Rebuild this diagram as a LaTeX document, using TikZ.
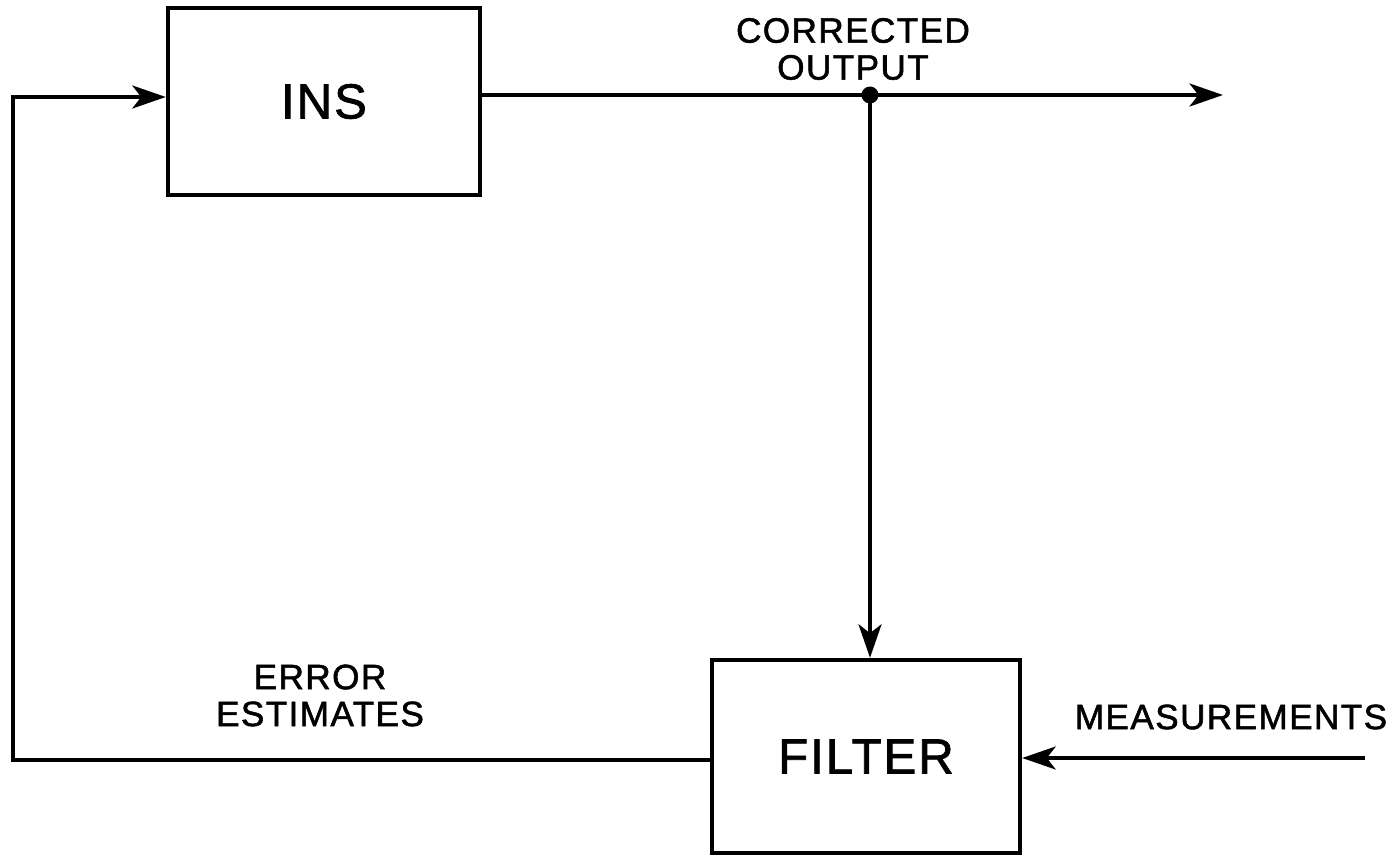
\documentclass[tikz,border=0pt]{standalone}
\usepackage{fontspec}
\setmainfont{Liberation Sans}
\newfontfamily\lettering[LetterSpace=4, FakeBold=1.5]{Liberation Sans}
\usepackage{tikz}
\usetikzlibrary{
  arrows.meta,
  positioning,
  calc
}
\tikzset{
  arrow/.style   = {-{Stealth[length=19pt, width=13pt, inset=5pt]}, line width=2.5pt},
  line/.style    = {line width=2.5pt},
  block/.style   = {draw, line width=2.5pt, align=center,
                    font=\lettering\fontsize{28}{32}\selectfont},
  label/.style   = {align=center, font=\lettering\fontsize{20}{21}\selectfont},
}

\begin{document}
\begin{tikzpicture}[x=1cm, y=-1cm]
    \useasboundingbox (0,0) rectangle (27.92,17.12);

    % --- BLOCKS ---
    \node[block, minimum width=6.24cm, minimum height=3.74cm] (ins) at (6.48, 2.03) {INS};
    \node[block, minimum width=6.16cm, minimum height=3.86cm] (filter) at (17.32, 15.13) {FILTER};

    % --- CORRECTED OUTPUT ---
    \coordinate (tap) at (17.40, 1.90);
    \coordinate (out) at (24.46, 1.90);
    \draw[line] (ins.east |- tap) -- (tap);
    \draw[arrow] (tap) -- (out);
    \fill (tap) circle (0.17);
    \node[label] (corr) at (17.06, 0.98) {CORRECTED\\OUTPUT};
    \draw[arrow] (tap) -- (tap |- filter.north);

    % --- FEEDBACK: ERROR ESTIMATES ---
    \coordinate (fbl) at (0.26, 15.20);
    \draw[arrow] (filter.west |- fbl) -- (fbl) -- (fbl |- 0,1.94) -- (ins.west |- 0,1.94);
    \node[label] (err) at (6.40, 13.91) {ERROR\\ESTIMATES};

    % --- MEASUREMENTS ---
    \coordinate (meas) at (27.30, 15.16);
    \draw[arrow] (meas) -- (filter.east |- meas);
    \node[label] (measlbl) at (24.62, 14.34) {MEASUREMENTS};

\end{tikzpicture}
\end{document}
__________________________________________________
## WHAT NEEDS TO BE DONE
In the copy, include no pictures; restate the listing above exactly.

## EXERCISE SOLUTION
Rebuild this diagram as a LaTeX document, using TikZ.
\documentclass[tikz,border=0pt]{standalone}
\usepackage{fontspec}
\setmainfont{Liberation Sans}
\newfontfamily\lettering[LetterSpace=4, FakeBold=1.5]{Liberation Sans}
\usepackage{tikz}
\usetikzlibrary{
  arrows.meta,
  positioning,
  calc
}
\tikzset{
  arrow/.style   = {-{Stealth[length=19pt, width=13pt, inset=5pt]}, line width=2.5pt},
  line/.style    = {line width=2.5pt},
  block/.style   = {draw, line width=2.5pt, align=center,
                    font=\lettering\fontsize{28}{32}\selectfont},
  label/.style   = {align=center, font=\lettering\fontsize{20}{21}\selectfont},
}

\begin{document}
\begin{tikzpicture}[x=1cm, y=-1cm]
    \useasboundingbox (0,0) rectangle (27.92,17.12);

    % --- BLOCKS ---
    \node[block, minimum width=6.24cm, minimum height=3.74cm] (ins) at (6.48, 2.03) {INS};
    \node[block, minimum width=6.16cm, minimum height=3.86cm] (filter) at (17.32, 15.13) {FILTER};

    % --- CORRECTED OUTPUT ---
    \coordinate (tap) at (17.40, 1.90);
    \coordinate (out) at (24.46, 1.90);
    \draw[line] (ins.east |- tap) -- (tap);
    \draw[arrow] (tap) -- (out);
    \fill (tap) circle (0.17);
    \node[label] (corr) at (17.06, 0.98) {CORRECTED\\OUTPUT};
    \draw[arrow] (tap) -- (tap |- filter.north);

    % --- FEEDBACK: ERROR ESTIMATES ---
    \coordinate (fbl) at (0.26, 15.20);
    \draw[arrow] (filter.west |- fbl) -- (fbl) -- (fbl |- 0,1.94) -- (ins.west |- 0,1.94);
    \node[label] (err) at (6.40, 13.91) {ERROR\\ESTIMATES};

    % --- MEASUREMENTS ---
    \coordinate (meas) at (27.30, 15.16);
    \draw[arrow] (meas) -- (filter.east |- meas);
    \node[label] (measlbl) at (24.62, 14.34) {MEASUREMENTS};

\end{tikzpicture}
\end{document}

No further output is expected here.